==== RECORDS SUPPLIED ====
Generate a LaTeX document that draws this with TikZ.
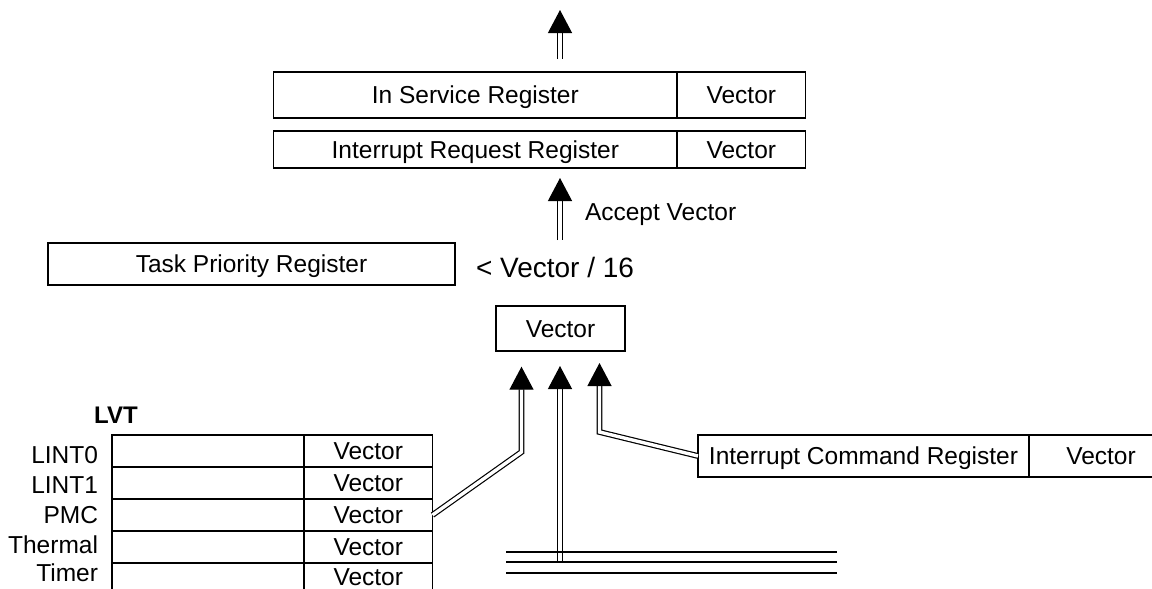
\documentclass[tikz,border=0pt]{standalone}
\usepackage{fontspec}
\setmainfont{Liberation Sans}
\usetikzlibrary{arrows.meta}
\begin{document}
\begin{tikzpicture}[x=1pt,y=-1pt,
  every node/.style={inner sep=0pt, outer sep=0pt, font=\fontsize{24.5}{29}\selectfont, text height=17.5pt, text depth=0pt},
  cell/.style={draw, line width=1.3pt},
  dbl/.style={double, double distance=3.4pt, line width=1.2pt, -{Triangle[width=24pt,length=23pt]}},
  bus/.style={line width=1.5pt}]
\useasboundingbox (0,0) rectangle (1152,589);

% top register boxes
\node[cell, minimum width=403.4pt, minimum height=46pt] (isr) at (475.3,95) {In Service Register};
\node[cell, minimum width=128.7pt, minimum height=46pt] (isrv) at (741.35,95) {Vector};
\node[cell, minimum width=403.4pt, minimum height=37pt] (irr) at (475.3,149.5) {Interrupt Request Register};
\node[cell, minimum width=128.7pt, minimum height=37pt] (irrv) at (741.35,149.5) {Vector};

\coordinate (outS) at (560,59);
\coordinate (outT) at (560,10);
\draw[dbl] (outS) -- (outT);

\node[anchor=west] (acc) at (585,212) {Accept Vector};
\coordinate (accS) at (560,240);
\coordinate (accT) at (560,178);
\draw[dbl] (accS) -- (accT);

\node[cell, minimum width=407pt, minimum height=42pt] (tpr) at (251.5,264) {Task Priority Register};
\node[font=\fontsize{28}{33}\selectfont, text height=20pt] (cmp) at (555,267) {< Vector / 16};

\node[cell, minimum width=129pt, minimum height=45pt] (vec) at (560.5,328.5) {Vector};

% LVT
\node[font=\bfseries\fontsize{24}{29}\selectfont] (lvt) at (116,415) {LVT};
\node[anchor=east] (l0) at (98,455) {LINT0};
\node[anchor=east] (l1) at (98,485) {LINT1};
\node[anchor=east] (l2) at (98,515) {PMC};
\node[anchor=east] (l3) at (98,545) {Thermal};
\node[anchor=east] (l4) at (98,573) {Timer};

\node[cell, minimum width=192pt, minimum height=32pt] (lvtA1) at (208,451) {};
\node[cell, minimum width=128.5pt, minimum height=32pt] (lvtV1) at (368.25,451) {Vector};
\node[cell, minimum width=192pt, minimum height=32pt] (lvtA2) at (208,483) {};
\node[cell, minimum width=128.5pt, minimum height=32pt] (lvtV2) at (368.25,483) {Vector};
\node[cell, minimum width=192pt, minimum height=32pt] (lvtA3) at (208,515) {};
\node[cell, minimum width=128.5pt, minimum height=32pt] (lvtV3) at (368.25,515) {Vector};
\node[cell, minimum width=192pt, minimum height=32pt] (lvtA4) at (208,547) {};
\node[cell, minimum width=128.5pt, minimum height=32pt] (lvtV4) at (368.25,547) {Vector};
\draw[cell] (lvtA4.south west) -- ++(0,26);
\draw[cell] (lvtA4.south east) -- ++(0,26);
\draw[cell] (lvtV4.south east) -- ++(0,26);
\node (lvtV5) at (368.25,576.5) {Vector};

% Interrupt Command Register
\node[cell, minimum width=331pt, minimum height=42pt] (icr) at (863.5,456) {Interrupt Command Register};
\draw[cell] (icr.north east) -- (1152,435);
\draw[cell] (icr.south east) -- (1152,477);
\node (icrv) at (1101,456) {Vector};

% connectors into Vector
\coordinate (tL) at (521.5,366.7);
\coordinate (tM) at (560,366);
\coordinate (tR) at (599.5,363);
\coordinate (busM) at (560,562);
\draw[dbl] (lvtV3.east) -- (521.5,452) -- (tL);
\draw[dbl] (busM) -- (tM);
\draw[dbl] (icr.west) -- (599.5,432) -- (tR);

% bus lines
\coordinate (b1a) at (506,552); \coordinate (b1b) at (837,552);
\coordinate (b2a) at (506,562); \coordinate (b2b) at (837,562);
\coordinate (b3a) at (506,573); \coordinate (b3b) at (837,573);
\draw[bus] (b1a) -- (b1b);
\draw[bus] (b2a) -- (b2b);
\draw[bus] (b3a) -- (b3b);
\end{tikzpicture}
\end{document}
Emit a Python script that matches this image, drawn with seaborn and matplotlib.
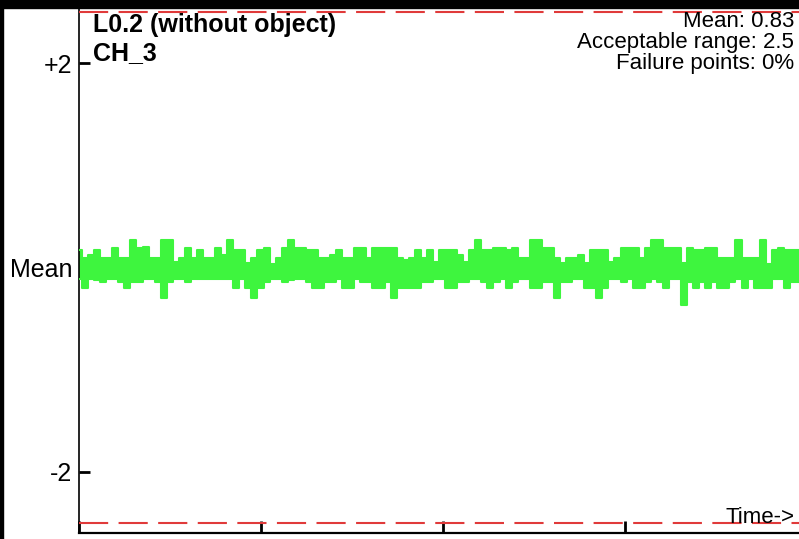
====
Leave the pictures out, and print every line of the listing exactly as written.

Generate a LaTeX document that draws this with TikZ.
\documentclass[tikz,border=0pt]{standalone}
\usepackage{fontspec}
\setmainfont{Liberation Sans}
\usetikzlibrary{arrows.meta}
\begin{document}
\begin{tikzpicture}[x=1pt,y=-1pt,
  every node/.style={inner sep=0pt, outer sep=0pt, font=\fontsize{24.5}{29}\selectfont, text height=17.5pt, text depth=0pt},
  cell/.style={draw, line width=1.3pt},
  dbl/.style={double, double distance=3.4pt, line width=1.2pt, -{Triangle[width=24pt,length=23pt]}},
  bus/.style={line width=1.5pt}]
\useasboundingbox (0,0) rectangle (1152,589);

% top register boxes
\node[cell, minimum width=403.4pt, minimum height=46pt] (isr) at (475.3,95) {In Service Register};
\node[cell, minimum width=128.7pt, minimum height=46pt] (isrv) at (741.35,95) {Vector};
\node[cell, minimum width=403.4pt, minimum height=37pt] (irr) at (475.3,149.5) {Interrupt Request Register};
\node[cell, minimum width=128.7pt, minimum height=37pt] (irrv) at (741.35,149.5) {Vector};

\coordinate (outS) at (560,59);
\coordinate (outT) at (560,10);
\draw[dbl] (outS) -- (outT);

\node[anchor=west] (acc) at (585,212) {Accept Vector};
\coordinate (accS) at (560,240);
\coordinate (accT) at (560,178);
\draw[dbl] (accS) -- (accT);

\node[cell, minimum width=407pt, minimum height=42pt] (tpr) at (251.5,264) {Task Priority Register};
\node[font=\fontsize{28}{33}\selectfont, text height=20pt] (cmp) at (555,267) {< Vector / 16};

\node[cell, minimum width=129pt, minimum height=45pt] (vec) at (560.5,328.5) {Vector};

% LVT
\node[font=\bfseries\fontsize{24}{29}\selectfont] (lvt) at (116,415) {LVT};
\node[anchor=east] (l0) at (98,455) {LINT0};
\node[anchor=east] (l1) at (98,485) {LINT1};
\node[anchor=east] (l2) at (98,515) {PMC};
\node[anchor=east] (l3) at (98,545) {Thermal};
\node[anchor=east] (l4) at (98,573) {Timer};

\node[cell, minimum width=192pt, minimum height=32pt] (lvtA1) at (208,451) {};
\node[cell, minimum width=128.5pt, minimum height=32pt] (lvtV1) at (368.25,451) {Vector};
\node[cell, minimum width=192pt, minimum height=32pt] (lvtA2) at (208,483) {};
\node[cell, minimum width=128.5pt, minimum height=32pt] (lvtV2) at (368.25,483) {Vector};
\node[cell, minimum width=192pt, minimum height=32pt] (lvtA3) at (208,515) {};
\node[cell, minimum width=128.5pt, minimum height=32pt] (lvtV3) at (368.25,515) {Vector};
\node[cell, minimum width=192pt, minimum height=32pt] (lvtA4) at (208,547) {};
\node[cell, minimum width=128.5pt, minimum height=32pt] (lvtV4) at (368.25,547) {Vector};
\draw[cell] (lvtA4.south west) -- ++(0,26);
\draw[cell] (lvtA4.south east) -- ++(0,26);
\draw[cell] (lvtV4.south east) -- ++(0,26);
\node (lvtV5) at (368.25,576.5) {Vector};

% Interrupt Command Register
\node[cell, minimum width=331pt, minimum height=42pt] (icr) at (863.5,456) {Interrupt Command Register};
\draw[cell] (icr.north east) -- (1152,435);
\draw[cell] (icr.south east) -- (1152,477);
\node (icrv) at (1101,456) {Vector};

% connectors into Vector
\coordinate (tL) at (521.5,366.7);
\coordinate (tM) at (560,366);
\coordinate (tR) at (599.5,363);
\coordinate (busM) at (560,562);
\draw[dbl] (lvtV3.east) -- (521.5,452) -- (tL);
\draw[dbl] (busM) -- (tM);
\draw[dbl] (icr.west) -- (599.5,432) -- (tR);

% bus lines
\coordinate (b1a) at (506,552); \coordinate (b1b) at (837,552);
\coordinate (b2a) at (506,562); \coordinate (b2b) at (837,562);
\coordinate (b3a) at (506,573); \coordinate (b3b) at (837,573);
\draw[bus] (b1a) -- (b1b);
\draw[bus] (b2a) -- (b2b);
\draw[bus] (b3a) -- (b3b);
\end{tikzpicture}
\end{document}
Emit a Python script that matches this image, drawn with seaborn and matplotlib.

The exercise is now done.